Give back, exactly as written, the lines from the beginning of the listing through the one that contains "0.07, 0.03, 0.02];".

◆ **DATA SEGMENT**:
-- BEGIN --

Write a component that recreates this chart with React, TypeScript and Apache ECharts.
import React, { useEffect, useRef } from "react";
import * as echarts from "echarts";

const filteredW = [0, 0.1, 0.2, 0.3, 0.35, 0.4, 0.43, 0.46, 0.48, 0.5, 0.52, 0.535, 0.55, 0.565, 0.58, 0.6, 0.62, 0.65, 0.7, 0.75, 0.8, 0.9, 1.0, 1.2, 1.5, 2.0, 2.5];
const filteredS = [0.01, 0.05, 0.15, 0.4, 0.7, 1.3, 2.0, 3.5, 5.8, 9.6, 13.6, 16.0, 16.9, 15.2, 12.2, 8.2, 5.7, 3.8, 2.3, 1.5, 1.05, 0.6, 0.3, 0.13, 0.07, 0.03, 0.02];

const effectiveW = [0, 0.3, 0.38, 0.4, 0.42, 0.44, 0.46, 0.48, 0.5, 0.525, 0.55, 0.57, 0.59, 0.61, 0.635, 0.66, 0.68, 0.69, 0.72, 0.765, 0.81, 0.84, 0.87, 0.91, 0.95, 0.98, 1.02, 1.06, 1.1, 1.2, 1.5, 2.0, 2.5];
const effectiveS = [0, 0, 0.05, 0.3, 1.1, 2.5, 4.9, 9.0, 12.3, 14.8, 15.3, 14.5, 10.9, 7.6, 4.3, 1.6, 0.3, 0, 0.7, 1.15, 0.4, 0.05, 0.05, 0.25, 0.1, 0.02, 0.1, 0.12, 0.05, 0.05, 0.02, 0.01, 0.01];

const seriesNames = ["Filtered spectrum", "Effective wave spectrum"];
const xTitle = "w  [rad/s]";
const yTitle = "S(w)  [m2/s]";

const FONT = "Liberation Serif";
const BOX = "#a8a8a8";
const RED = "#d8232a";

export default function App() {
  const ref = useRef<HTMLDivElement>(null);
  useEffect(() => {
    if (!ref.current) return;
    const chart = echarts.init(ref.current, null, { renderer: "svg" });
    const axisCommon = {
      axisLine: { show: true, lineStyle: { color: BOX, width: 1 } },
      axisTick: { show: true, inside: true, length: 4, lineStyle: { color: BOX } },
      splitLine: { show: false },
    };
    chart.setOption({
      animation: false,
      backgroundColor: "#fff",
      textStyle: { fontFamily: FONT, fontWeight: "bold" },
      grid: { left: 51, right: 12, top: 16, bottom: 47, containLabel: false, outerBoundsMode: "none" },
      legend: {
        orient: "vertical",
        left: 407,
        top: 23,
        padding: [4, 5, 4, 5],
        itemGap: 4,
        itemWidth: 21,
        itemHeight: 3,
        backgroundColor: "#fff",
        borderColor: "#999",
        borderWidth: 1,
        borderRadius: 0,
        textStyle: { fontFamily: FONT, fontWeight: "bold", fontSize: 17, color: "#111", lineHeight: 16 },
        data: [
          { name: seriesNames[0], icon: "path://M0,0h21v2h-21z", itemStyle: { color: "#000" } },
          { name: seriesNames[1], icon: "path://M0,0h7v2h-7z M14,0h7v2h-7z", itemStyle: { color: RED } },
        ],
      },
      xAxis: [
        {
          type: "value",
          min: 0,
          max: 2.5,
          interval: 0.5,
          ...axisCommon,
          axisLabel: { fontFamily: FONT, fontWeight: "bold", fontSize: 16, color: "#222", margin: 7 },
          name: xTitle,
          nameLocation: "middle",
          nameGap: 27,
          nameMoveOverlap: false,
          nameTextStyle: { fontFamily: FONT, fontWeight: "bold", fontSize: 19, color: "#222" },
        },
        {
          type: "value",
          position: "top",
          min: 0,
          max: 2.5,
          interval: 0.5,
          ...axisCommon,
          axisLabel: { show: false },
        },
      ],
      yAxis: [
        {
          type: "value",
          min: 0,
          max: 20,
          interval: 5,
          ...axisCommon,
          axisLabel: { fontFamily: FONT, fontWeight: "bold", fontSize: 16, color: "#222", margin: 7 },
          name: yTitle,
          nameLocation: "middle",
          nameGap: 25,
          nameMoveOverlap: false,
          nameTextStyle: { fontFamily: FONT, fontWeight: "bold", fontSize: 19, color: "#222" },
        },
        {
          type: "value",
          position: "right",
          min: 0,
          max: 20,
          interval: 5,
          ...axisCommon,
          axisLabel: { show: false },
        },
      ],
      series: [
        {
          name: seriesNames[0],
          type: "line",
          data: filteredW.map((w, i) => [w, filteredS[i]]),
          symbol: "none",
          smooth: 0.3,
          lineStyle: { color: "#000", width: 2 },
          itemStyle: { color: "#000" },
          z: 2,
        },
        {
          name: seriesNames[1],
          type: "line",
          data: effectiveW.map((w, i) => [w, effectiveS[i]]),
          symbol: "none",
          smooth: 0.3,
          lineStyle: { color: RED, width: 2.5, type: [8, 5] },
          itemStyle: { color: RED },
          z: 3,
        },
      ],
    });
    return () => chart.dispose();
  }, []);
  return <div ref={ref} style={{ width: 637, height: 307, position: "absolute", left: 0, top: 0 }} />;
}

-- END --

◆ **TASK SOLUTION**:
Write a component that recreates this chart with React, TypeScript and Apache ECharts.
import React, { useEffect, useRef } from "react";
import * as echarts from "echarts";

const filteredW = [0, 0.1, 0.2, 0.3, 0.35, 0.4, 0.43, 0.46, 0.48, 0.5, 0.52, 0.535, 0.55, 0.565, 0.58, 0.6, 0.62, 0.65, 0.7, 0.75, 0.8, 0.9, 1.0, 1.2, 1.5, 2.0, 2.5];
const filteredS = [0.01, 0.05, 0.15, 0.4, 0.7, 1.3, 2.0, 3.5, 5.8, 9.6, 13.6, 16.0, 16.9, 15.2, 12.2, 8.2, 5.7, 3.8, 2.3, 1.5, 1.05, 0.6, 0.3, 0.13, 0.07, 0.03, 0.02];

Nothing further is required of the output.